As I stated above, it took years to become proficient at being able to translate written language into my memory, it appears it will also take years to become proficient in being able to translate the language I am being provided here in Tununak.  My lessons come in a variety of modalities, but I am coming to recognize most are subtle spoken stories or veiled recommendations.  Take my example from above with me falling into the tundra.  I'd read about the tundra before this experience.  I'd seen movies and pictures, consulted websites and even remembered bits and pieces of information about the tundra from my time in elementary school.  None of this, it seems, was enough to prevent what was to happen.

Falling into the tundra
We had decided to walk from our village to Toksook, another village about six miles away through the tundra.  This would be my first true experience in the tundra.  Asking our guide, lifetime resident of the tundra, if we needed rubber boots we were given a cryptic response: "Well, you don't need boots."  Hours later we had learned a valuable lesson - one that would come in handy many times in the future.  On an immediate level - the answer the our question was yes.  We had missed the hints and as a result were quite wet upon arriving at our destination.  One of our party actually ended up waist deep in a surprise puddle.  But on a larger level, the lesson we learned was that advice was rarely explicitly given.  Hints, subtle hints, were about all we were given.  Whether a cultural characteristic or a misunderstanding about our knowledge of the environment, the results were the same - we were wet. My reading had not prepared me for this.    

Extend: 
Watching the Richard Glenn video I connected with the scientists that he took out on the ice.  They had spent their professional careers acquiring skills and knowledge necessary to survive in their environment, and yet when they are in the environment of their knowledge, they are next to helpless.  This ties in with last weeks examination of traditional vs Western science - where Western science is strongly tied with learning from books and experiments -removing the subject from its natural environment.  Traditional Native science is about experiencing the subject in its natural environment and making decisions based on that.

Evaluate:
Moving forward with these ideas I am trying beginning to see strengths in both views.  Geography influences the way we learn and it influences what we know about the environment we live in.  Richard Glenn lives in a unique situation and I enjoy the metaphor of shining two flashlights down the same path.  It alludes to more being known about a topic when it is looked at through multiple lenses.   

Newtok with the river to the east
I feel that it is very important to have people like Glenn living in the villages.  It seems hardly a week goes by when a science or environmentally related topic doesn't bring about some level of discussion in our community.  Last year I spent time with my class looking at an article in the New York Times about another village, Newtok, in our district.  Newtok is in danger of being washed into the river that runs alongside it as warming trends in the past decade have led to less permafrost enabling increased erosion along the banks of the river.  They are referred to in the article as being among the first climate refugees in the United States.  Inevitably, Newtok will need to be moved to the other side of the river - at significant financial costs borne by an organization not yet named.  Residents of Newtok blame the government for this problem - it was after all, the government that decided that Newtok (which was traditionally a seasonal fish camp) would become a permanent civilization.

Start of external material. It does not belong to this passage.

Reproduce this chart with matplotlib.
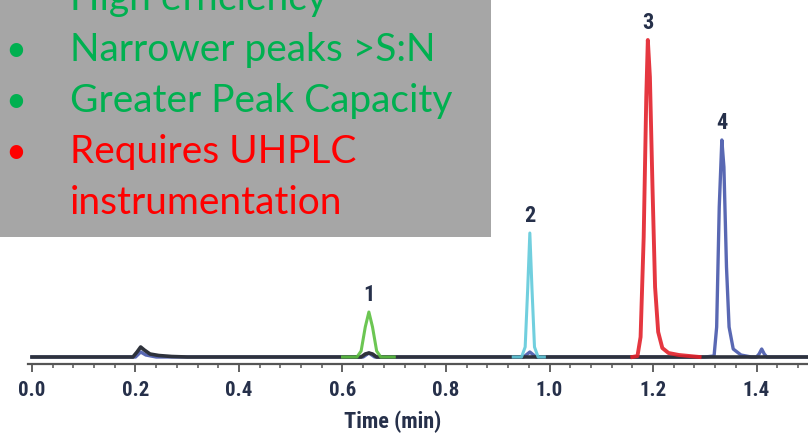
import matplotlib
matplotlib.use('Agg')
import matplotlib.pyplot as plt
from matplotlib.patches import Rectangle
from matplotlib.ticker import MultipleLocator
from matplotlib import font_manager

# chromatogram traces (time in min, detector signal in arbitrary units)
base_t = [0.0, 0.195, 0.203, 0.210, 0.217, 0.228, 0.245, 0.27, 0.30,
          0.636, 0.644, 0.651, 0.658, 0.666, 1.5]
base_s = [0, 0, 5, 10, 7, 3, 1.5, 0.5, 0,
          0, 3, 4, 3, 0, 0]

blue_t = [0.0, 0.20, 0.21, 0.22, 0.24, 0.64, 0.651, 0.662, 0.95, 0.962, 0.974,
          1.30, 1.318, 1.323, 1.328, 1.333, 1.337, 1.342, 1.347, 1.355, 1.37,
          1.39, 1.40, 1.405, 1.41, 1.415, 1.42, 1.5]
blue_s = [0, 0, 5, 2, 0, 0, 4, 0, 0, 5, 0,
          0, 1, 30, 150, 217, 190, 90, 30, 8, 2,
          0, 0, 3, 8, 3, 0, 0]

green_t = [0.60, 0.628, 0.636, 0.644, 0.651, 0.658, 0.666, 0.674, 0.70]
green_s = [0, 0, 6, 30, 45, 30, 6, 0, 0]

cyan_t = [0.93, 0.946, 0.953, 0.958, 0.962, 0.966, 0.971, 0.978, 0.99]
cyan_s = [0, 0, 10, 70, 124, 70, 10, 0, 0]

red_t = [1.16, 1.17, 1.176, 1.182, 1.187, 1.190, 1.194, 1.199, 1.204,
         1.210, 1.218, 1.23, 1.25, 1.29]
red_s = [0, 1, 20, 120, 260, 317, 280, 170, 70,
         25, 9, 4, 2, 0]

peak_ids = ['1', '2', '3', '4']
peak_times = [0.651, 0.962, 1.190, 1.333]
peak_heights = [45, 124, 317, 217]

bullets = ['High efficiency', 'Narrower peaks >S:N', 'Greater Peak Capacity',
           'Requires UHPLC', 'instrumentation']
bullet_marks = [False, True, True, True, False]
bullet_colors = ['#00b050', '#00b050', '#00b050', '#ff0000', '#ff0000']

# pick a condensed face for the axis text if one is installed
names = {f.name for f in font_manager.fontManager.ttflist}
narrow, stretch = 'DejaVu Sans', 'condensed'
for cand in ('Liberation Sans Narrow', 'Roboto Condensed', 'Open Sans Condensed'):
    if cand in names:
        narrow, stretch = cand, 'normal'
        break
ink = '#26304a'
axis_font = dict(family=narrow, fontweight='bold', fontstretch=stretch, color=ink)

fig = plt.figure(figsize=(8.08, 4.33), dpi=100)
ax = fig.add_axes([28 / 808, 69 / 433, 780 / 808, 364 / 433])
ax.set_xlim(-0.0077, 1.4995)
ax.set_ylim(-7, 357)

ax.plot(blue_t, blue_s, color='#3c4ea6', lw=2.4, alpha=0.85, zorder=2)
ax.plot(base_t, base_s, color='#2e323c', lw=2.6, zorder=3)
ax.plot(green_t, green_s, color='#5cc040', lw=2.2, alpha=0.9, zorder=4)
ax.plot(cyan_t, cyan_s, color='#62cadb', lw=2.2, alpha=0.9, zorder=4)
ax.plot(red_t, red_s, color='#e3212b', lw=2.8, alpha=0.9, zorder=5)

for pid, t, h in zip(peak_ids, peak_times, peak_heights):
    ax.annotate(pid, (t, h), xytext=(0, 4), textcoords='offset points',
                ha='center', va='bottom', fontsize=16, **axis_font)

for side in ('left', 'right', 'top'):
    ax.spines[side].set_visible(False)
ax.spines['bottom'].set_color('#555555')
ax.spines['bottom'].set_linewidth(1.6)
ax.set_yticks([])
ax.xaxis.set_minor_locator(MultipleLocator(0.04))
ax.tick_params(axis='x', which='major', length=6, width=1.3, color='#555555', pad=6)
ax.tick_params(axis='x', which='minor', length=3, width=1.1, color='#555555')
ax.set_xticks([0.0, 0.2, 0.4, 0.6, 0.8, 1.0, 1.2, 1.4])
ax.set_xticklabels(['0.0', '0.2', '0.4', '0.6', '0.8', '1.0', '1.2', '1.4'],
                   fontsize=15, **axis_font)
ax.set_xlabel('Time (min)', fontsize=16, **axis_font)
ax.xaxis.set_label_coords(0.468, -0.128)

# grey callout box with the bullet list
fig.add_artist(Rectangle((0, 1 - 237 / 433), 491 / 808, 237 / 433,
                         transform=fig.transFigure, facecolor='#a6a6a6',
                         edgecolor='none', zorder=10))
for i, (txt, mark, col) in enumerate(zip(bullets, bullet_marks, bullet_colors)):
    yb = 1 - (10 + 51 * i) / 433
    if mark:
        fig.text(16 / 808, yb, '\u2022', color=col, fontsize=26, family='Lato',
                 ha='center', va='baseline', zorder=11)
    fig.text(70 / 808, yb, txt, color=col, fontsize=28, family='Lato',
             ha='left', va='baseline', zorder=11)

fig.savefig('out.png', dpi=100)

And then just this past week a debate flared up about the building of a new runway in Tununak.  Our current airstrip is too small for larger planes to land and lined up in a direction that allows for too many crosswind days.  Plans for the new runway are underway with construction planned to start in 2012.  The problem is that the location for the runway, as well as the source of the material being used to build the runway will likely have serious environmental consequences on the river - a major source of food for people in the village.

I wonder what it would be like if more of the people involved in making these decisions had an education in both forms of science.  I wonder how geography has influenced peoples' educations and views ecological situations.  Are there better solutions out there?

 Three Classmates' Blogs: 
I just got finished visiting Cheryl's Explore Palmer blog.  There is an intriguing photograph there of her father-in-law standing waste deep in a crack cause by the 1964 earthquake.  Pretty neat stuff.

Kevin's blog threw an interesting twist into his blog by incorporating his business related knowledge and looking at how the economic resources of an area affect the types of industry that are present in that area.

My third blog I visited this week was the Dan Adair Blog site.  I enjoyed reading Dan's ruminations on how supermarkets can skew our views of food production and how that these new views might be a hindrance to seeing the many cycles that exist in ecology.

Anyone who's made it this far should know that I have wikipedia to thank for a lot of my sources.  I also have wikipedia to thank for this.  It is hard to get out of a black hole, but I did it.